A viewer today might be tempted to dismiss this old-school Hollywood Prestigious Literary Adaptation; just the sight of Caucasian leads Paul Muni and German-born Luise Rainer playing Chinese peasants is embarrassing. To me, even more discomfiting than having palefaces play Chinese people are the mannerisms Paul Muni uses to play a “simple” peasant. But once you get past those dated, cringe-inducing aspects what’s most interesting about the movie is what a product of the 1930s it is, and how far removed that ethos seems today.
Is the Pearl S. Buck novel still a fixture of junior high school reading lists? The story, of course, is about Chinese farmers who are literally dirt poor struggling to survive. But the Great Depression is the subtext — none too subtle, but who cares — underlying the movie’s humanism. A mass audience watching these images in the ‘30s would have felt a bone-deep identification with Wang and O-lan’s struggles.
The story views wealth not just with suspicion but as actively corrupting — Wang Lung (Muni) betrays his family and all of his old ideals once he attains riches and status. But this isn’t Social Realist propaganda: Wang and his wife O-lan (Rainer) aren’t heroic ideals, but rather all too human. Their excruciating poverty leads them to take risks, to steal and even to debate selling their daughter to get by.
Wang and O-lan suffer humiliations and suffer, period, but the movie makes clear this is part of daily existence for people in their position. Life is hard work, all grit, no bellyaching allowed. The peasants’ toil is heroic, their tribulations epic. Survival consists of everyone pitching in, not just the whole family but the whole village, with even the bitterest conflicts set aside when everyone has to join together to ward off a swarm of locust. The climactic battle to stave off the locust is rousing, and still comes across as tour de force of special effects today.

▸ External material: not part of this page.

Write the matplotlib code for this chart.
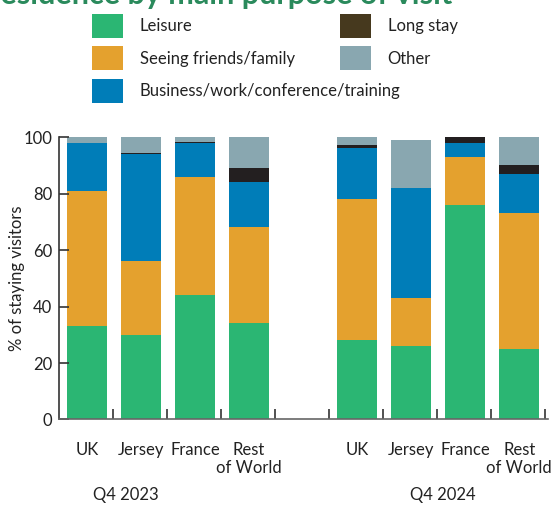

The movie’s other arresting sequence — one that holds up, and then some — is the montage showing a riot in an unnamed city in southern China. The montage is credited to Slavko Vorkapich, an editor who specialized in what he called “symphonies of visual movement,” i.e., sequences that would hurtle a story forward in a dizzying flow of images. Vorkapich’s work here is remarkably effective in ramping up the movie’s energy.
In the riot sequence, poor unsuspecting Wang Lung finds himself caught up in a revolution. It’s worth noting, though, that while he’s oppressed by the existing order as much as anyone, he doesn’t agitate against it. There were limits for a Hollywood hero, even in a movie with a marked populist streak.